The precedent of appointing the closest allies to the potentially lucrative board seats overseeing Georgia’s ports was clearly set by former Governor Perdue, who also installed much of his campaign team and a cousin to oversee the board. Perdue’s business interests were later entertained with private meetings with ports management as they sought to grow their presence at the rapidly expanding port.
While Tarbutton has logistics experience with the Sandersville Railroad in Southeast Georgia, the two other appointees from Gainesville experience seems to be wholly their relationship to Deal. Most troubling is the appointment of Ken Cronan, whose various business dealings with the Governor have resulted in ethics complaints leveled both at the Congressional level and which remain pending before the State ethics commission. Deal resigned his seat in Congress with the federal ethics complaints unresolved.

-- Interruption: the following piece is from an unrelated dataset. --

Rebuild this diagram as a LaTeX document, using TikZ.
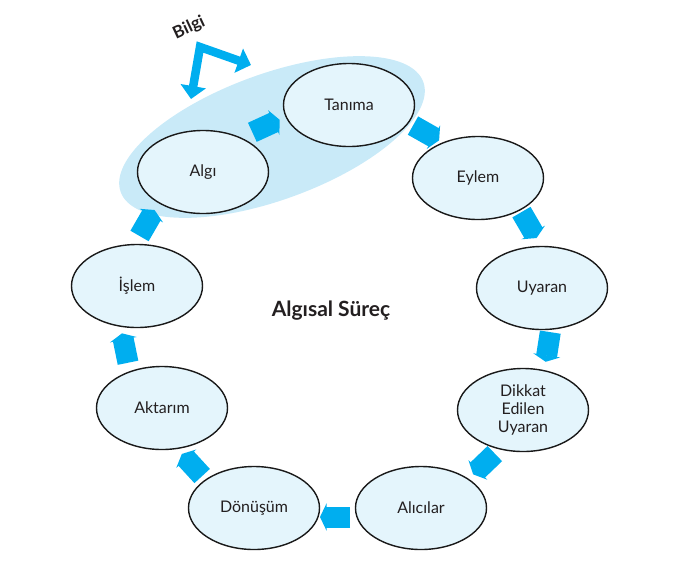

Governor Deal has put a great deal of time and bi-partisan effort to galvanize support for funding the expansion of the port of Savannah. Appointing his business partner to oversee the port is yet another example of the Governor’s tone deaf understanding of ethics.
Ken Cronan has been the governor’s chief agent for his personal business interests during his time in public service, often tied directly to government connections. Placing him on the board of the Port of Savannah during this critical time that funding is being secured for much needed expansion gives opponents of deepening the harbor unnecessary ammunition to criticize and possibly block federal funding.
The Governor also makes this appointment at a time when voters are asked to approve billions of new tax dollars for transportation improvements via T-SPLOST referendums this month. Opponents of the measures are already citing a reluctance to give significant new money to a system rife with cronyism. The Governor’s ill timed appointment will do little to allay their fears. If anything, it should make anyone on the fence about T-SPLOST strongly consider moving into the solid “no” camp.
The Governor has demonstrated that he and his team can be quite adept at understanding prevailing political winds and converting the desires of multiple constituencies into sound legislation. It is time he and his staff did the same with a cold hard look at the public’s perception of the state’s and their office’s ethics practices.
The people now have two chances to voice their concerns to the governor on July 31st. They can vote for the non-binding referendums on gift caps on each party’s ballot. They can also choose to deny a government upwards of 10 Billion in new tax dollars to be put into a system that seems designed to reward those in power and close to them.